- [What to produce]: Look through the listing below for the line containing "Generate a Python". Copy it and each line after it up to and including the line containing "start = math.radians(102.9)", exactly, leaving out pictures.

- [Data records]:
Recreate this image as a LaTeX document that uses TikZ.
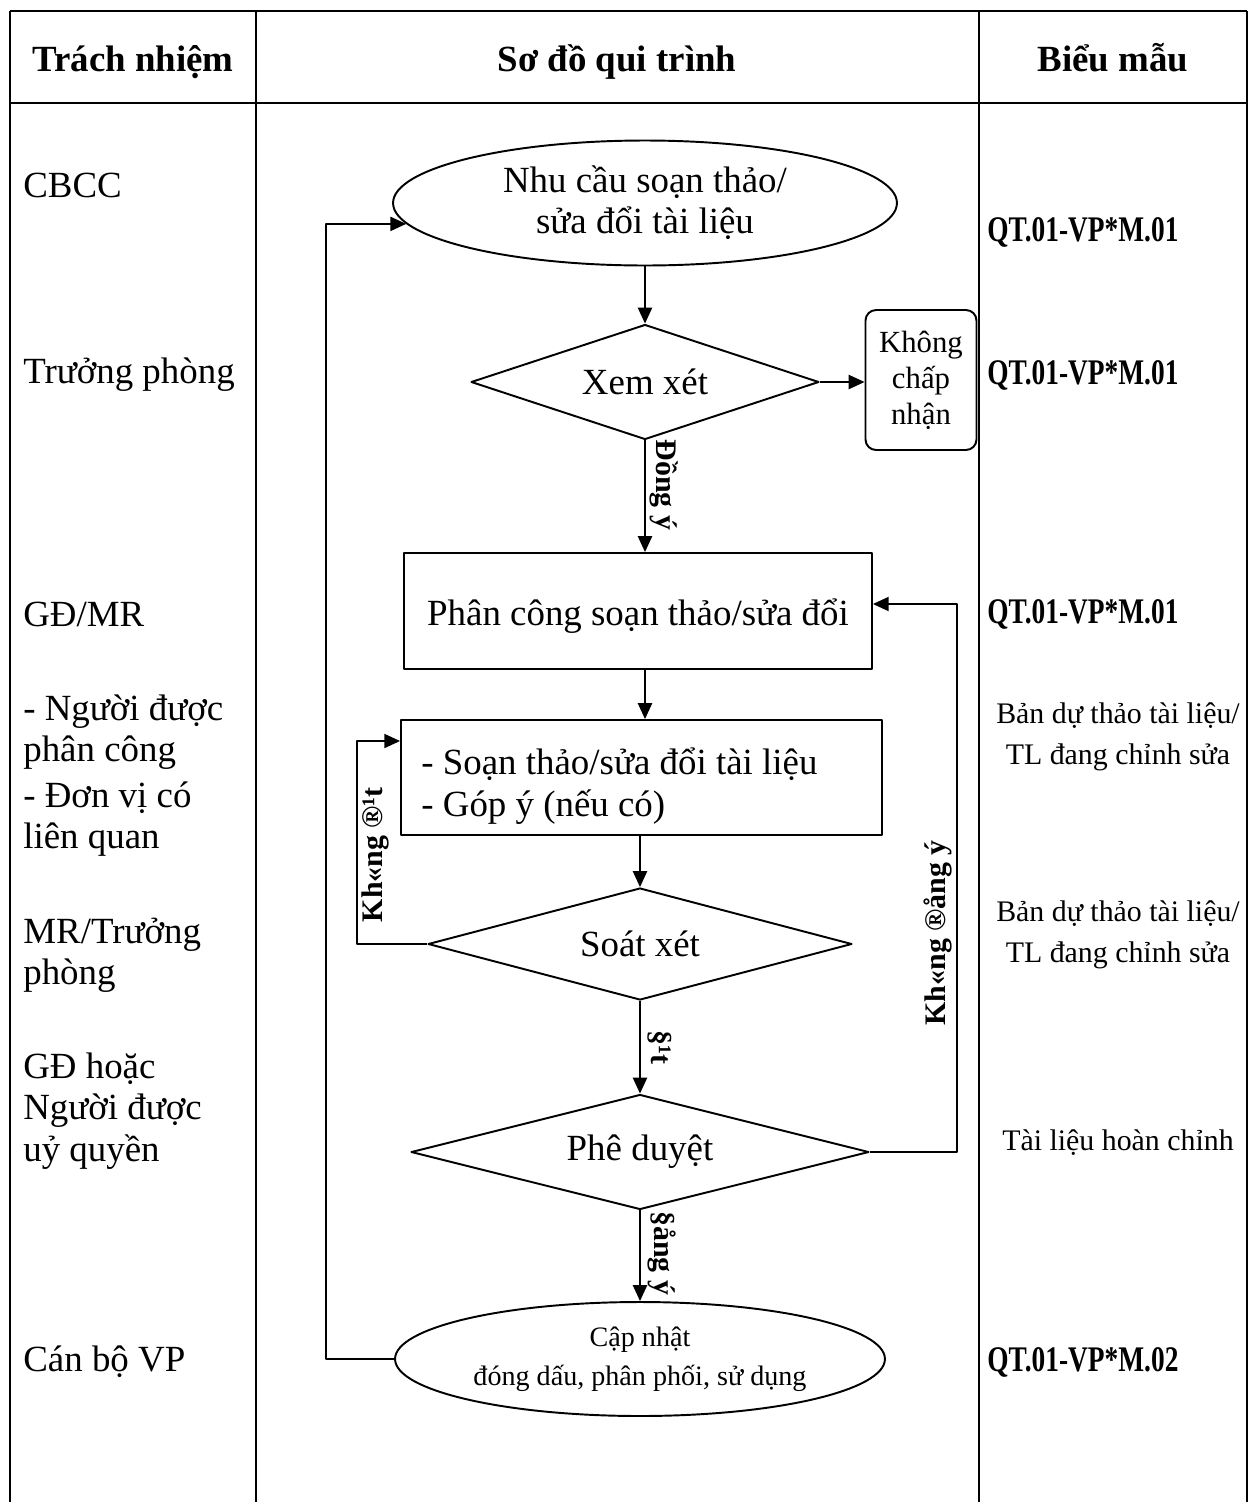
\documentclass[tikz,border=0pt]{standalone}
\usepackage{fontspec}
\setmainfont{Liberation Serif}
\newfontfamily\codefont[FakeStretch=0.76]{Liberation Serif Bold}
\usetikzlibrary{shapes.geometric,arrows.meta}

\begin{document}
\begin{tikzpicture}[x=0.02cm, y=-0.02cm, line join=round,
    >={Triangle[length=9pt,width=8pt]},
    khung/.style={line width=1.5pt},
    duong/.style={line width=1.1pt},
    chu/.style={font=\fontsize{21}{23.5}\selectfont},
    tieude/.style={font=\fontsize{21}{24}\selectfont\bfseries, anchor=base},
    cot/.style={chu, anchor=west, align=left, inner sep=0pt},
    ma/.style={font=\codefont\fontsize{20.5}{22}\selectfont, anchor=west, inner sep=0pt},
    mau/.style={font=\fontsize{17}{23.5}\selectfont, align=center, inner sep=0pt},
    elip/.style={ellipse, draw, duong, chu, align=center, inner sep=0pt},
    thoi/.style={diamond, draw, duong, chu, aspect=4, inner sep=0pt},
    hop/.style={rectangle, draw, duong, chu, inner sep=0pt},
    nhan/.style={font=\fontsize{17}{20}\selectfont\bfseries, inner sep=2pt}]
  \useasboundingbox (0,0) rectangle (1249,1502);

  % 1. Khung bảng
  \draw[khung] (10,11) -- (1247,11);
  \draw[khung] (10,103) -- (1247,103);
  \foreach \x in {10,256,979,1247}
    \draw[khung] (\x,11) -- (\x,1502);

  % 2. Tiêu đề cột
  \node[tieude] (h1) at (133,71) {Trách nhiệm};
  \node[tieude] (h2) at (617,71) {Sơ đồ qui trình};
  \node[tieude] (h3) at (1113,71) {Biểu mẫu};

  % 3. Cột trách nhiệm
  \node[cot] (tn1) at (23,185) {CBCC};
  \node[cot] (tn2) at (23,375) {Trưởng phòng};
  \node[cot] (tn3) at (23,614) {GĐ/MR};
  \node[cot] (tn4) at (23,732) {- Người được\\phân công};
  \node[cot] (tn5) at (23,819) {- Đơn vị có\\liên quan};
  \node[cot] (tn6) at (23,955) {MR/Trưởng\\phòng};
  \node[cot] (tn7) at (23,1111) {GĐ hoặc\\Người được\\uỷ quyền};
  \node[cot] (tn8) at (23,1362) {Cán bộ VP};

  % 4. Cột biểu mẫu
  \node[ma] (bm1) at (987,232) {QT.01-VP*M.01};
  \node[ma] (bm2) at (987,375) {QT.01-VP*M.01};
  \node[ma] (bm3) at (987,614) {QT.01-VP*M.01};
  \node[mau] (bm4) at (1118,737) {Bản dự thảo tài liệu/\\TL đang chỉnh sửa};
  \node[mau] (bm5) at (1118,935) {Bản dự thảo tài liệu/\\TL đang chỉnh sửa};
  \node[mau] (bm6) at (1118,1143) {Tài liệu hoàn chỉnh};
  \node[ma] (bm7) at (987,1362) {QT.01-VP*M.02};

  % 5. Sơ đồ qui trình
  \node[elip, minimum width=10.08cm, minimum height=2.5cm] (nc) at (645,203)
    {Nhu cầu soạn thảo/\\sửa đổi tài liệu};
  \node[thoi, minimum width=6.96cm, minimum height=2.3cm] (xx) at (645,382) {Xem xét};
  \node[hop, rounded corners=6pt, align=center, minimum width=2.22cm, minimum height=2.8cm,
    font=\fontsize{17.5}{20.5}\selectfont] (kcn) at (921,380) {Không\\chấp\\nhận};
  \node[hop, minimum width=9.36cm, minimum height=2.32cm] (pc) at (638,611) {};
  \node[chu, inner sep=0pt] (pcc) at (638,616) {Phân công soạn thảo/sửa đổi};
  \node[hop, minimum width=9.62cm, minimum height=2.3cm] (st) at (641.5,777.5) {};
  \node[chu, align=left, anchor=west, inner sep=0pt] (stc) at (421,786)
    {- Soạn thảo/sửa đổi tài liệu\\- Góp ý (nếu có)};
  \node[thoi, minimum width=8.48cm, minimum height=2.24cm] (sx) at (640,944) {Soát xét};
  \node[thoi, minimum width=9.16cm, minimum height=2.3cm] (pd) at (640,1152) {Phê duyệt};
  \node[elip, minimum width=9.8cm, minimum height=2.28cm, font=\fontsize{16}{22}\selectfont]
    (cn) at (640,1359) {Cập nhật\\đóng dấu, phân phối, sử dụng};

  % 6. Đường nối
  \coordinate (k1) at (357,741);
  \coordinate (k2) at (957,604);
  \coordinate (k3) at (326,1359);
  \draw[duong, ->] (nc) -- (xx);
  \draw[duong, ->] (xx.east) -- (xx.east -| kcn.west);
  \draw[duong, ->] (xx.south) -- (xx.south |- pc.north)
    node[nhan, pos=0.4, anchor=south, rotate=-90] {Đồng ý};
  \draw[duong, ->] (xx.south |- pc.south) -- (xx.south |- st.north);
  \draw[duong, ->] (sx.north |- st.south) -- (sx.north);
  \draw[duong, ->] (sx.west) -| (k1)
    node[nhan, pos=0.72, anchor=north, rotate=90] {Kh«ng ®¹t}
    -- (k1 -| st.west);
  \draw[duong, ->] (sx.south) -- (pd.north)
    node[nhan, pos=0.5, anchor=south, rotate=-90, inner sep=4pt] {§¹t};
  \draw[duong, ->] (pd.east) -| (k2)
    node[nhan, pos=0.7, anchor=south, rotate=90] {Kh«ng ®ång ý}
    -- (k2 -| pc.east);
  \draw[duong, ->] (pd.south) -- (cn.north)
    node[nhan, pos=0.47, anchor=south, rotate=-90, inner sep=4pt] {§ång ý};
  \draw[duong, ->] (cn.west) -- (k3) |- (nc.185);
\end{tikzpicture}
\end{document}
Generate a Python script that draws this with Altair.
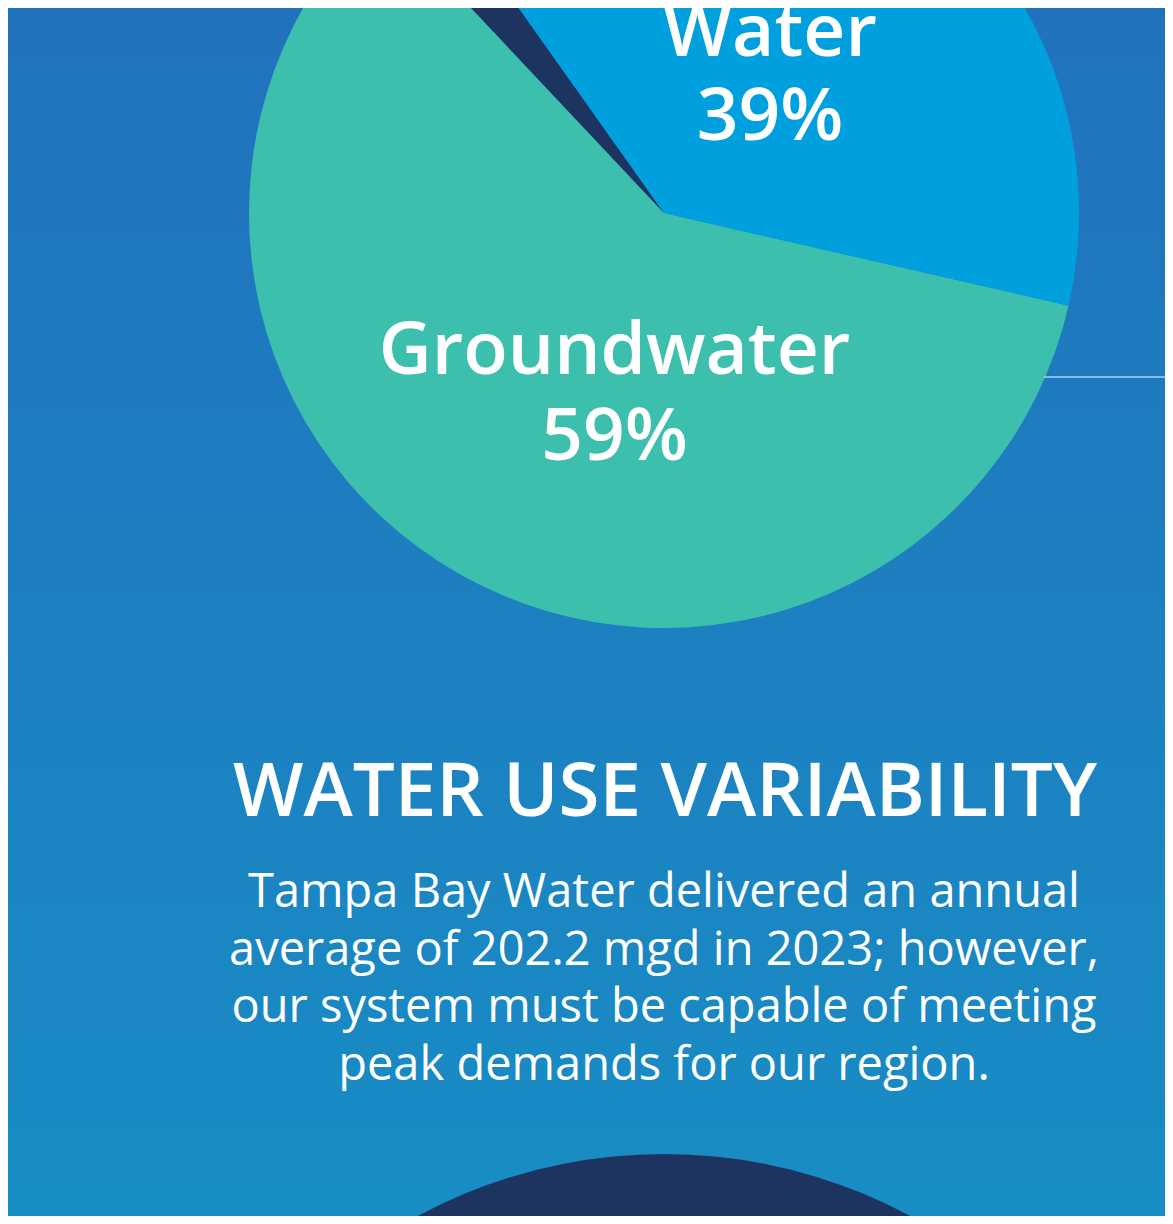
import math
import altair as alt
import pandas as pd

# ---- data ----
sources = ["Groundwater", "Desalination", "Surface Water"]
shares = [59.4, 2.2, 38.4]
slice_order = [1, 2, 3]
slice_colors = ["#3dbfad", "#1d3461", "#00a0df"]

ground_label = ["Groundwater", "59%"]
surface_label = ["Water", "39%"]
heading = "WATER USE VARIABILITY"
paragraph = [
    "Tampa Bay Water delivered an annual",
    "average of 202.2 mgd in 2023; however,",
    "our system must be capable of meeting",
    "peak demands for our region.",
]

W, H = 1157, 1208
FONT = "Open Sans"

pie_df = pd.DataFrame({"source": sources, "share": shares, "order": slice_order})
start = math.radians(102.9)

background = alt.Chart(pd.DataFrame({"a": [0]})).mark_rect(
    color=alt.LinearGradient(
        gradient="linear",
        stops=[alt.GradientStop(color="#2172bd", offset=0),
               alt.GradientStop(color="#188dc4", offset=1)],
        x1=0, x2=0, y1=0, y2=1,
    )
).encode(x=alt.value(0), x2=alt.value(W), y=alt.value(0), y2=alt.value(H))

pie = alt.Chart(pie_df).mark_arc(radius=415).encode(
    theta=alt.Theta("share:Q", stack=True,
                    scale=alt.Scale(range=[start, start + 2 * math.pi])),
    order=alt.Order("order:Q"),
    color=alt.Color("source:N", legend=None,
                    scale=alt.Scale(domain=sources, range=slice_colors)),
    x=alt.value(656), y=alt.value(205),
)

bottom_df = pd.DataFrame({"v": [1]})
bottom_circle = alt.Chart(bottom_df).mark_arc(radius=520, color="#1d3461").encode(
    theta=alt.Theta("v:Q", stack=True,
                    scale=alt.Scale(domain=[0, 1], range=[0, 2 * math.pi])),
    x=alt.value(656), y=alt.value(1666),
)

leader = alt.Chart(pd.DataFrame({"a": [0]})).mark_rule(
    color="#a9d1ee", strokeWidth=1.5
).encode(x=alt.value(1036), x2=alt.value(W), y=alt.value(369))

def text_layer(lines, x, y, size, weight, lh):
    return alt.Chart(pd.DataFrame({"t": ["\n".join(lines)]})).mark_text(
        font=FONT, fontSize=size, fontWeight=weight, color="white",
        align="center", baseline="alphabetic", lineBreak="\n", lineHeight=lh,
    ).encode(text="t:N", x=alt.value(x), y=alt.value(y))

g_text = text_layer(ground_label, 606.5, 366, 73, 600, 86)
s_text = text_layer(surface_label, 762, 48, 73, 600, 84)
head = text_layer([heading], 657, 808, 74.5, 600, 80)
paras = text_layer(paragraph, 656, 899, 47, 400, 57.7)

chart = alt.layer(background, pie, bottom_circle, leader, g_text, s_text, head, paras).resolve_scale(
    theta="independent", color="independent"
).properties(
    width=W, height=H, autosize=alt.AutoSizeParams(type="none"), padding=0,
    background="#2172bd",
).configure_view(stroke=None)

chart.save("out.html", embed_options={"renderer": "svg", "actions": False})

- [Exercise answer]:
Generate a Python script that draws this with Altair.
import math
import altair as alt
import pandas as pd

# ---- data ----
sources = ["Groundwater", "Desalination", "Surface Water"]
shares = [59.4, 2.2, 38.4]
slice_order = [1, 2, 3]
slice_colors = ["#3dbfad", "#1d3461", "#00a0df"]

ground_label = ["Groundwater", "59%"]
surface_label = ["Water", "39%"]
heading = "WATER USE VARIABILITY"
paragraph = [
    "Tampa Bay Water delivered an annual",
    "average of 202.2 mgd in 2023; however,",
    "our system must be capable of meeting",
    "peak demands for our region.",
]

W, H = 1157, 1208
FONT = "Open Sans"

pie_df = pd.DataFrame({"source": sources, "share": shares, "order": slice_order})
start = math.radians(102.9)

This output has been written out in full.